Agencies won about 80% of the 2013-2022 appeals cases, 11% more per year than from 2001 to 2004, 8% more than from 2001 to 2008, and 4% less than from 2009 to 2015. The rate at which agencies’ reviews are upheld is high, meaning these environmental reviews are seldom changed as a result of litigation.
On average, 4.2 years elapsed between publication of an environmental impact statement or environmental assessment and conclusion of the corresponding legal challenge at the appellate level. Of these appealed cases, 84% were closed less than six years after the contested permit was published, and 39% were closed in less than three.
Among the challenges, 42% contested environmental impact statements, and 36% contested environmental assessments. Agencies won about 80% of challenges to both.
NGOs instigated 72% of the total challenges.

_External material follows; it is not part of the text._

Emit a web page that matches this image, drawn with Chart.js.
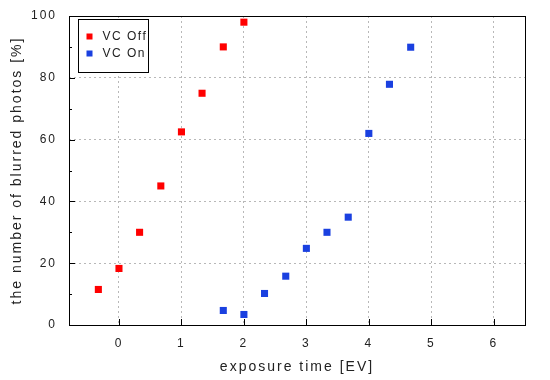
<!DOCTYPE html>
<html>
<head>
<meta charset="utf-8">
<script src="https://cdn.jsdelivr.net/npm/chart.js@4/dist/chart.umd.min.js"></script>
<style>
  html, body { margin: 0; padding: 0; background: #fff; }
  canvas { display: block; }
</style>
</head>
<body>
<canvas id="c" width="550" height="380"></canvas>
<script>
// ---- data ----
const seriesLabels = ["VC Off", "VC On"];
const xOff = [-0.33, 0, 0.33, 0.67, 1, 1.33, 1.67, 2];
const yOff = [11.5, 18.3, 30, 45, 62.5, 75, 90, 98];
const xOn  = [1.67, 2, 2.33, 2.67, 3, 3.33, 3.67, 4, 4.33, 4.67];
const yOn  = [4.7, 3.4, 10.2, 15.8, 24.8, 30, 34.9, 62, 77.9, 89.9];
const xTicks = [0, 1, 2, 3, 4, 5, 6];
const yTicks = [0, 20, 40, 60, 80, 100];
const yMinorTicks = [10, 30, 50, 70, 90];
const xTitle = "exposure time [EV]";
const yTitle = "the number of blurred photos [%]";

const RED = "#ff0000";
const BLUE = "#1a40e0";
const FONT = "'Liberation Sans', Arial, sans-serif";
const TEXT = "#222";

const toPts = (xs, ys) => xs.map((x, i) => ({ x: x, y: ys[i] }));

const setSpacing = chart => { try { chart.ctx.letterSpacing = '2px'; } catch (e) {} };
const spacingPlugin = {
  id: 'spacing',
  beforeUpdate: setSpacing,
  beforeLayout: setSpacing,
  beforeDraw: setSpacing
};

const framePlugin = {
  id: 'frame',
  afterDraw(chart) {
    const { ctx, chartArea: a, scales } = chart;
    ctx.save();
    ctx.letterSpacing = '0px';
    ctx.setLineDash([]);
    ctx.strokeStyle = '#000';
    ctx.lineWidth = 1;
    ctx.beginPath();
    xTicks.forEach(v => {
      const px = Math.round(scales.x.getPixelForValue(v)) + 0.5;
      ctx.moveTo(px, a.bottom); ctx.lineTo(px, a.bottom - 6);
    });
    yTicks.forEach(v => {
      const py = Math.round(scales.y.getPixelForValue(v)) + 0.5;
      ctx.moveTo(a.left, py); ctx.lineTo(a.left + 6, py);
    });
    yMinorTicks.forEach(v => {
      const py = Math.round(scales.y.getPixelForValue(v)) + 0.5;
      ctx.moveTo(a.left, py); ctx.lineTo(a.left + 3, py);
    });
    ctx.stroke();
    ctx.strokeRect(Math.round(a.left) + 0.5, Math.round(a.top) + 0.5,
                   Math.round(a.right - a.left), Math.round(a.bottom - a.top));

    // legend
    const lx = Math.round(a.left) + 9.5, ly = Math.round(a.top) + 3.5;
    const lw = 70, lh = 53;
    ctx.fillStyle = '#fff';
    ctx.fillRect(lx, ly, lw, lh);
    ctx.strokeRect(lx, ly, lw, lh);
    ctx.font = "12px " + FONT;
    ctx.letterSpacing = '1.5px';
    ctx.textBaseline = 'middle';
    ctx.textAlign = 'left';
    chart.data.datasets.forEach((ds, i) => {
      const cy = ly + 17 + i * 17;
      ctx.fillStyle = ds.backgroundColor;
      ctx.fillRect(lx + 8, cy - 3, 6, 6);
      ctx.fillStyle = TEXT;
      ctx.fillText(ds.label, lx + 24, cy);
    });
    ctx.restore();
  }
};

new Chart(document.getElementById('c'), {
  type: 'scatter',
  data: {
    datasets: [
      { label: seriesLabels[0], data: toPts(xOff, yOff), backgroundColor: RED, borderColor: RED,
        borderWidth: 0, pointStyle: 'rect', pointRadius: 5, pointHoverRadius: 5 },
      { label: seriesLabels[1], data: toPts(xOn, yOn), backgroundColor: BLUE, borderColor: BLUE,
        borderWidth: 0, pointStyle: 'rect', pointRadius: 5, pointHoverRadius: 5 }
    ]
  },
  options: {
    responsive: false,
    devicePixelRatio: 1,
    animation: false,
    events: [],
    layout: { padding: { left: 9, top: 16, right: 25, bottom: 0 } },
    plugins: { legend: { display: false }, tooltip: { enabled: false } },
    scales: {
      x: {
        type: 'linear', min: -0.8, max: 6.5,
        afterBuildTicks: s => { s.ticks = xTicks.map(v => ({ value: v })); },
        afterFit: s => { s.height = 55; s.paddingLeft = 0; s.paddingRight = 0; },
        grid: { color: '#b8b8b8', lineWidth: 1, drawTicks: false },
        border: { display: false, dash: [2, 3] },
        ticks: { font: { family: FONT, size: 12 }, color: TEXT, padding: 11, maxRotation: 0 },
        title: { display: true, text: xTitle, font: { family: FONT, size: 14 }, color: TEXT,
                 padding: { top: 0, bottom: 4 } }
      },
      y: {
        type: 'linear', min: 0, max: 100,
        afterBuildTicks: s => { s.ticks = yTicks.map(v => ({ value: v })); },
        afterFit: s => { s.width = 60; s.paddingTop = 0; s.paddingBottom = 0; },
        grid: { color: '#b8b8b8', lineWidth: 1, drawTicks: false },
        border: { display: false, dash: [2, 3] },
        ticks: { font: { family: FONT, size: 12 }, color: TEXT, padding: 12 },
        title: { display: true, text: yTitle, font: { family: FONT, size: 14 }, color: TEXT,
                 padding: { top: 0, bottom: 0 } }
      }
    }
  },
  plugins: [spacingPlugin, framePlugin]
});
</script>
</body>
</html>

Of those, just 10 organizations initiated 35% and had a success rate of just 26%, merely 6% higher than the average for all types of plaintiffs.
Only 2.8% of NEPA litigations pertained to agency assessment of environmental justice issues.
Public lands management projects were the most common subject of litigation (37%), the greatest share of which (47%) challenged forest management projects. Just 10 groups filed 67% of the challenges to forest management projects and collectively won only 23% of those cases, adding 3.7 years on average to the process of implementing the 77% of projects on cases they lost.
Energy projects were the second most common subject of litigation (29%). Litigation delayed fossil fuel and clean energy project implementation by 3.9 years on average, despite the fact that agencies won 71% of those challenges. NGOs filed 74% of energy cases, with just 10 organizations responsible for 48% of challenges.